On the Parataxic idea of the voters:
I was watching a talk linked at the North Star, Socialism at the Ballot Box, which I viewed as the rejection of my tenure as an editor there. There is a lot to talk about and some of it deeply personal, but I felt like I had egg on my face as to what is going to be done in left-publications that regard themselves as pre-political. It is definitely the case that I feel more than a little betrayed that my critiques of leftwing myopia weren’t really listened to. I, however, did leave as editor and that of my own doing. When you work for a left-wing zine, you see yourself growing on in numbers of views from several hundreds to a few thousand a day, the rush can make you forget you that libertarian websites in the US have triple the traffic and right-wing sites in Europe often have double. All of which are dwarfed by center liberal and conservative policy magazines.
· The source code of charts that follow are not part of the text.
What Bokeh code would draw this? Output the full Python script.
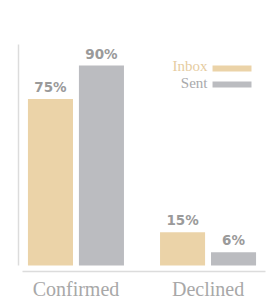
from bokeh.plotting import figure
from bokeh.models import FactorRange, Range1d, ColumnDataSource, Label, BoxAnnotation, FixedTicker
from bokeh.transform import dodge
from bokeh.core.properties import value
from bokeh.embed import file_html
from bokeh.resources import INLINE

categories = ["Confirmed", "Declined"]
series = ["Inbox", "Sent"]
inbox = [75, 15]
sent = [90, 6]
inbox_labels = ["75%", "15%"]
sent_labels = ["90%", "6%"]
colors = ["#EBD3A8", "#BBBCC0"]
legend_text_colors = ["#E6CC9F", "#A9A9AB"]

src = ColumnDataSource(dict(cat=categories, inbox=inbox, sent=sent,
                            inbox_lbl=inbox_labels, sent_lbl=sent_labels))

p = figure(
    x_range=FactorRange(factors=categories, range_padding=-0.065, range_padding_units="absolute"),
    y_range=Range1d(-2.7, 99.5),
    frame_width=247, frame_height=227,
    min_border_left=18, min_border_right=4, min_border_top=44, min_border_bottom=29,
    output_backend="svg", toolbar_location=None,
)
p.outline_line_color = None
p.xgrid.visible = False
p.ygrid.visible = False
p.background_fill_color = "white"
p.border_fill_color = "white"

off = 0.193
bw = 0.341
p.vbar(x=dodge("cat", -off, range=p.x_range), top="inbox", bottom=0, width=bw,
       source=src, fill_color=colors[0], line_color=None)
p.vbar(x=dodge("cat", off, range=p.x_range), top="sent", bottom=0, width=bw,
       source=src, fill_color=colors[1], line_color=None)

for key, d in (("inbox", -off), ("sent", off)):
    p.text(x=dodge("cat", d, range=p.x_range), y=key, text=key + "_lbl", source=src,
           text_align="center", text_baseline="alphabetic", y_offset=-12,
           text_font=value("DejaVu Sans"), text_font_style="bold",
           text_font_size="13.5px", text_color="#9a9a9a")

# axes
ya = p.yaxis[0]
ya.ticker = FixedTicker(ticks=[])
ya.bounds = (0, 99.5)
ya.axis_line_color = "#dcdcdc"
ya.axis_line_width = 1.5
ya.major_tick_line_color = None
ya.minor_tick_line_color = None
ya.major_tick_out = 0
ya.major_label_standoff = 0

xa = p.xaxis[0]
xa.bounds = (0.095, 1.935)
xa.axis_line_color = "#dcdcdc"
xa.axis_line_width = 1.5
xa.major_tick_line_color = None
xa.minor_tick_line_color = None
xa.major_tick_out = 0
xa.major_label_standoff = 6
xa.major_label_text_font = "Liberation Serif"
xa.major_label_text_font_size = "20px"
xa.major_label_text_color = "#a8a8a8"

# legend (label left of swatch)
leg_y = [87.35, 80.14]
for name, c, tc, y in zip(series, colors, legend_text_colors, leg_y):
    p.add_layout(Label(x=1.496, y=y + 2.25, text=name, text_align="right", text_baseline="alphabetic",
                       text_font="Liberation Serif", text_font_size="15px", text_color=tc))
    p.add_layout(BoxAnnotation(left=1.534, right=1.829, bottom=y, top=y + 2.75,
                               fill_color=c, fill_alpha=1, line_color=None))

open("out.html", "w").write(file_html(p, INLINE))
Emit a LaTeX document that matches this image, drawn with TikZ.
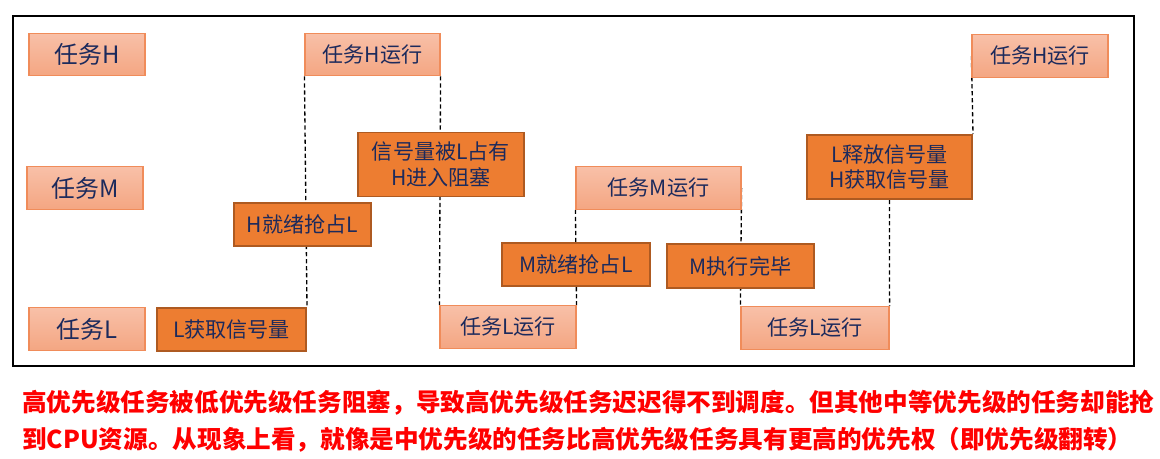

Which is to say something else, the global context for placing very small scale city electoral wins is misleading. It’s parataxic, it sees small victories as signs that most of the rest of “the working class” is actually on the same page with some like Sawat. The elections of Europe indicate this… in past decade and a half, Europe has swung slightly left only after the first round of Bush wars and then those parliaments were crushed in non-confidence as soon as the crisis hit. Europe, in fiscal policy terms, is actually to the right of the US right now. The assumption that these riots reflect a pure popular will, or that this will have lasting effects on the political system without further collapse seems to be tenuous. Between that one end, and infinite splitting and character assassinations on the other: one realizes that diversity is not going to be really possible in the left. We who build on system critique cannot stand with those who don’t, and are constantly confused those who do end up just doing the same electoral stuff that has been done for a century with diminishing returns.
So What’s Left?
It seems foolish to build politics on sour grapes, so giving up on the idea of “the left” as a means to bring about things seems to be the logical result. Furthermore, the harder question which everyone from Thomas Frank to Left Communists at Endnotes have tried to ask, why has this happened in the first place? Thinking that you can have revolution through-dog-catcher election like one sees in Jacobin, In These Times, etc., leaves one with an inflated sense of success and basically ignores the question of historical limitations. Even the election of socialist Presidents in Europe have rarely changed the game on the table. On can look at the history of France. In the end, we split or become cynical. The history doesn’t repeat, but that rhyming is a bit too dead on.